Ambitious Or Slacker?

There's a personal finance blogger I read who was recently struggling with her boyfriend's lack of ambition. I feel for her, as I myself had the unambitious boyfriend in the past, a man who has never stretched himself beyond his gaming hobby. However, as I read her post and responses, I started to consider--am I not ambitious?

I mean, I did go back for a graduate degree after being in the workforce for 5 years, a plan designed at the time to make my life better and open up more professional opportunities (ha ha hah ha ha!) Okay, that did work as I wouldn't have my current job without a Master's. But I'm not primarily motivated by money or prestige.

But what I have been ambitious about the last couple years is my mental health, I think. I can't afford to keep having cyclical bouts of depression, and a low baseline mood really does hurt me in many ways.

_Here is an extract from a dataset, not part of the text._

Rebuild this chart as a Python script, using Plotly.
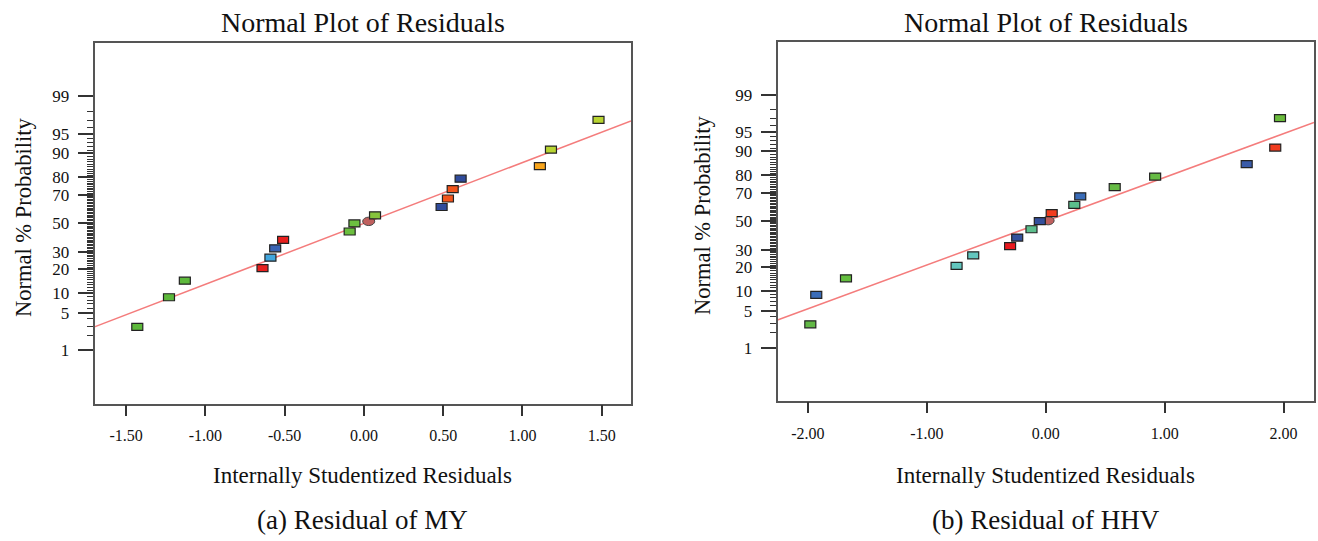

And I've not accepted the idea that things couldn't get better for me, that I couldn't be a happier and better adjusted person. So I'm hoping that the work I've put in and my improved mood will lead to better career opportunities, and other ripples throughout my life.

2 comments:

modest-goddess said...

RE: the link you posted
It has been my experience that guys tend to exaggerate or out right lie about their career ambition when they find out you have more formal education than them.

I don't have much respect for people who continually talk about what they want to do but make no effort to accomplish it. A former coworker of mine hates his job and the town he lives in but has not applied to work anywhere else!

I grew up working class. My MLS and the fact that I moved out of state makes my family think I am a very ambitious career woman. Yet most people who grew up middle class think I am a loser for only being a librarian and not a doctor/lawyer/engineer.
I'm pretty happy with where I am right now. After 3 years of paying dues in the middle of no where I am back enjoying city life. I'm working to pay off my debts and make a decent living for a single person with no kids. My father died a few months ago but I'm working hard not to let it slide me back into depression.

Kerry said...

modest-goddess, I am sorry to hear about your dad. Please take care of yourself. And I am glad to hear you are back in the city.

I think a totally legitimate question to anyone can be "Is that a dream with a plan behind it, or is it just a dream?" And you can ask that with curiosity, no judgement the first time it comes up.